What the captain told Spanish investigators after the sinking is the most consequential single disclosure in the public record. Under questioning at Cartagena, Captain Igor Anisimov stated that the so-called manhole covers were in fact components for two nuclear reactors of a type used in submarines, and that he was unable to confirm whether they contained nuclear fuel. The Spanish government confirmed this account in a written statement to opposition lawmakers on February 23, 2025, released only after legislative pressure. A source familiar with the Spanish investigation has separately told CNN that Anisimov believed the actual destination was the North Korean port of Rason — a routing that would never have appeared on the vessel’s official manifest.
The mechanics of the sinking are where the public record turns from disclosure into inference. Three explosions occurred on the starboard side near the engine room. Two crew members were killed. The ship listed, was abandoned, and went to the bottom. Recovery of the hull is not feasible at the recorded depth, so the physical cause of the breach cannot be examined directly. Spanish investigators have not publicly stated a finding. A source familiar with the investigation has indicated that a rare type of torpedo is one of the possibilities under consideration. Outside experts consulted by CNN have suggested a hull mine as the more likely explanation given the location and size of the damage. Either explanation requires a state actor with the access, the capability, and the operational tolerance for striking a Russian-flagged commercial vessel in international waters during the final weeks of the Biden administration.

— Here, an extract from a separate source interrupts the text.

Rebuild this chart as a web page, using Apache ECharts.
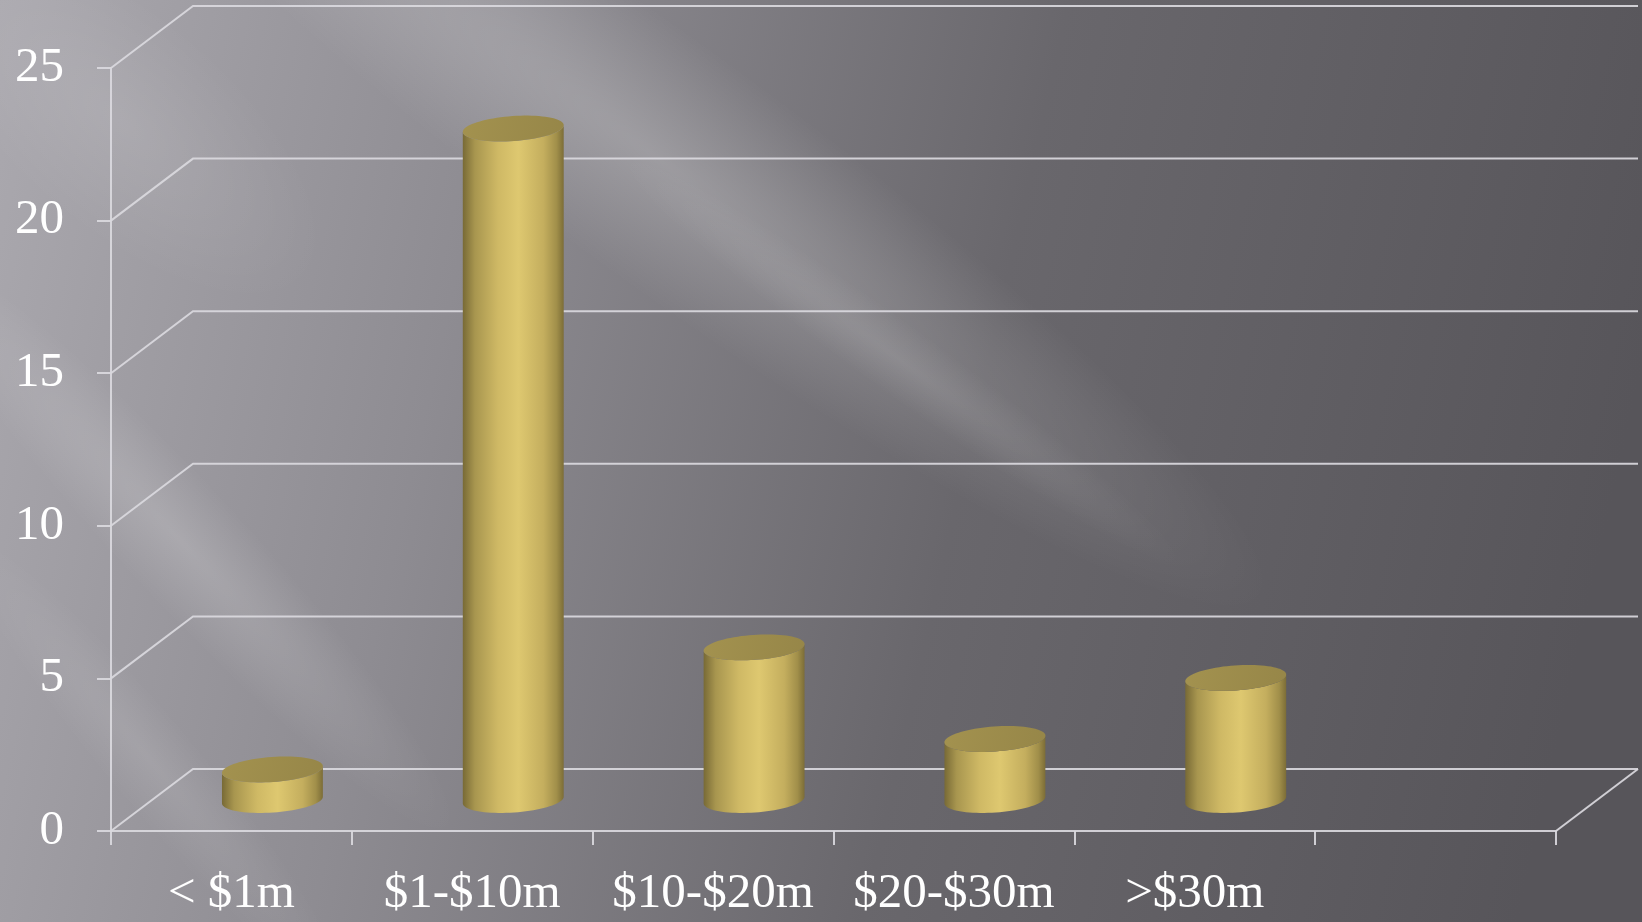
<!DOCTYPE html>
<html>
<head>
<meta charset="utf-8">
<script src="https://cdn.jsdelivr.net/npm/echarts@6/dist/echarts.min.js"></script>
<style>
  html, body { margin: 0; padding: 0; background: #6e6c72; }
  #chart { width: 1642px; height: 922px; }
</style>
</head>
<body>
<div id="chart"></div>
<script>
// Funding bands and number of companies in each band
const categories = ['< $1m', '$1-$10m', '$10-$20m', '$20-$30m', '>$30m', ''];
const counts = [1, 22, 5, 2, 4];
const valueTicks = [0, 5, 10, 15, 20, 25];

// 3D look: depth offset of the back wall, in pixels
const DX = 82;
const DY = -62;
const LINE = 'rgba(218, 217, 222, 0.92)';
const FONT = '"Liberation Serif", "DejaVu Serif", serif';

const chart = echarts.init(document.getElementById('chart'), null, { renderer: 'canvas' });

// point on a tilted ellipse
function ellipsePoint(cx, cy, a, b, tilt, t) {
  const c = Math.cos(tilt), s = Math.sin(tilt);
  const ex = a * Math.cos(t), ey = b * Math.sin(t);
  return [cx + ex * c - ey * s, cy + ex * s + ey * c];
}
function arc(cx, cy, a, b, tilt, t0, t1, n) {
  const pts = [];
  for (let k = 0; k <= n; k++) pts.push(ellipsePoint(cx, cy, a, b, tilt, t0 + (t1 - t0) * k / n));
  return pts;
}

// back wall, side wall and floor lines for each value tick
function renderWall(params, api) {
  const v = api.value(1);
  const cs = params.coordSys;
  const y = api.coord([0, v])[1];
  const left = cs.x, right = cs.x + cs.width;
  const children = [{
    type: 'polyline',
    shape: { points: [[left, y], [left + DX, y + DY], [right + DX, y + DY]] },
    style: { stroke: LINE, lineWidth: 2, fill: null }
  }];
  if (v === 0) {
    children.push({
      type: 'line',
      shape: { x1: right, y1: y, x2: right + DX, y2: y + DY },
      style: { stroke: LINE, lineWidth: 2 }
    });
  }
  return { type: 'group', children };
}

// gold cylinder standing halfway into the depth
function renderCylinder(params, api) {
  const i = api.value(0), v = api.value(1);
  const topP = api.coord([i, v]);
  const baseP = api.coord([i, 0]);
  const bw = api.size([1, 0])[0] * 0.42;
  const a = bw / 2, b = 12.5, tilt = -0.07;
  const cx = topP[0] + DX / 2;
  const yt = topP[1] + DY / 2;
  const yb = baseP[1] + DY / 2;
  const bodyPts = arc(cx, yb, a, b, tilt, 0, Math.PI, 40)
    .concat(arc(cx, yt, a, b, tilt, Math.PI, 0, 40));
  return {
    type: 'group',
    children: [{
      type: 'polygon',
      shape: { points: bodyPts },
      style: {
        fill: {
          type: 'linear', x: 0, y: 0, x2: 1, y2: 0,
          colorStops: [
            { offset: 0, color: '#786a36' },
            { offset: 0.12, color: '#a8964f' },
            { offset: 0.35, color: '#cfb965' },
            { offset: 0.55, color: '#dec870' },
            { offset: 0.8, color: '#c4ae5e' },
            { offset: 0.93, color: '#a18f4a' },
            { offset: 1, color: '#7c6d37' }
          ]
        }
      }
    }, {
      type: 'polygon',
      shape: { points: arc(cx, yt, a, b, tilt, 0, Math.PI * 2, 80) },
      style: {
        fill: {
          type: 'linear', x: 0, y: 0, x2: 1, y2: 1,
          colorStops: [
            { offset: 0, color: '#a3924f' },
            { offset: 1, color: '#968648' }
          ]
        }
      }
    }]
  };
}

// soft light streak across the backdrop
function streak(x, y, len, wid, deg, alpha) {
  return {
    type: 'circle', silent: true, z: -90,
    shape: { cx: 0, cy: 0, r: 100 },
    x: x, y: y, scaleX: len / 200, scaleY: wid / 200,
    rotation: -deg * Math.PI / 180,
    style: {
      fill: {
        type: 'radial', x: 0.5, y: 0.5, r: 0.5,
        colorStops: [
          { offset: 0, color: 'rgba(255,255,255,' + alpha + ')' },
          { offset: 1, color: 'rgba(255,255,255,0)' }
        ]
      }
    }
  };
}

const option = {
  animation: false,
  graphic: [
    {
      type: 'rect', silent: true, z: -100,
      shape: { x: 0, y: 0, width: 1642, height: 922 },
      style: {
        fill: {
          type: 'linear', x: 0, y: 0, x2: 1, y2: 0.4,
          colorStops: [
            { offset: 0, color: '#aba9af' },
            { offset: 0.3, color: '#8e8c92' },
            { offset: 0.62, color: '#69676c' },
            { offset: 1, color: '#57555a' }
          ]
        }
      }
    },
    streak(660, 160, 1500, 240, 36, 0.22),
    streak(900, 360, 700, 70, 36, 0.1),
    streak(180, 540, 800, 120, 47, 0.16),
    streak(150, 760, 600, 90, 50, 0.1),
    streak(120, 120, 500, 220, 40, 0.1)
  ],
  grid: {
    left: 111, right: 86, top: 68, bottom: 91,
    containLabel: false, outerBoundsMode: 'none'
  },
  xAxis: {
    type: 'category',
    data: categories,
    boundaryGap: true,
    axisLine: { show: true, lineStyle: { color: LINE, width: 2 } },
    axisTick: { show: true, length: 14, alignWithLabel: false, lineStyle: { color: LINE, width: 2 } },
    axisLabel: {
      color: '#ffffff', fontFamily: FONT, fontSize: 49, lineHeight: 50,
      margin: 38, interval: 0
    },
    splitLine: { show: false }
  },
  yAxis: {
    type: 'value',
    min: 0, max: 25, interval: 5,
    axisLine: { show: true, lineStyle: { color: LINE, width: 2 } },
    axisTick: { show: true, length: 14, lineStyle: { color: LINE, width: 2 } },
    axisLabel: {
      color: '#ffffff', fontFamily: FONT, fontSize: 49, margin: 47,
      padding: [12, 0, 0, 0],
      formatter: function (v) { return valueTicks.indexOf(v) >= 0 ? String(v) : ''; }
    },
    splitLine: { show: false }
  },
  series: [
    {
      type: 'custom',
      name: 'walls',
      z: 1, silent: true, clip: false,
      renderItem: renderWall,
      data: valueTicks.map(v => [0, v])
    },
    {
      type: 'custom',
      name: 'companies',
      z: 3, clip: false,
      renderItem: renderCylinder,
      data: counts.map((c, i) => [i, c])
    }
  ]
};

chart.setOption(option);
</script>
</body>
</html>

The activity around the wreck since December 2024 is its own intelligence signal. A Russian vessel assessed to be a reconnaissance ship visited the site approximately one week after the sinking, after which four additional explosions occurred at the wreck. The most plausible interpretation is a deliberate Russian effort to destroy what remained of the cargo before any third party could recover it. Separately, US WC-135 atmospheric collection aircraft — the platform designed to sample for nuclear materials — have overflown the wreck site twice in the year since. Public flight tracking confirms the overflights. The US government has not commented on what was being measured or what was found.
The strongest piece of circumstantial corroboration for the North Korea destination did not exist at the time of the sinking. On December 25, 2025, North Korea publicly announced construction of an 8,700-ton nuclear-powered submarine and released imagery of Kim Jong Un visiting the construction site. North Korea has openly sought Russian nuclear propulsion technology as part of its expanding military relationship with Moscow, which has included the deployment of North Korean troops to the Ukrainian front. The transfer of submarine reactor technology from Russia to North Korea is the single development that would most rapidly close the gap between Pyongyang’s declared submarine program and an operational nuclear deterrent at sea. As Janes naval analyst Mike Plunkett observed to CNN, such a transfer would not be undertaken lightly and would only occur between very close allies — which is precisely the relationship Moscow and Pyongyang have spent the past two years constructing.
What remains unverified is therefore narrower than it first appears. The cargo is established as nuclear reactor components by the captain’s own statement to Spanish authorities, recorded in a Spanish government document. The implausibility of the declared destination is established by the Spanish investigation itself. The pattern of post-sinking activity by both Russia and the United States is consistent with the interpretation that the cargo’s actual nature and destination were exactly what CNN reports. What is not established — and may never be established on the public record — is the identity of the actor who put torpedoes or mines against the hull of the Ursa Major on the night of December 22, 2024, and what level of authorization that action required.
A Russian-flagged commercial vessel carrying components of a nuclear propulsion system, suspected of routing toward a sanctioned proliferator, was sunk by a third party in the Western Mediterranean. The cargo went to the seabed. The captain talked. The wreck was scrubbed. No state has claimed responsibility, and none is likely to. The most aggressive interdiction of suspected proliferation cargo since the early 2000s appears to have happened in silence, and the public will learn the rest, if at all, from defectors and declassification cycles measured in decades.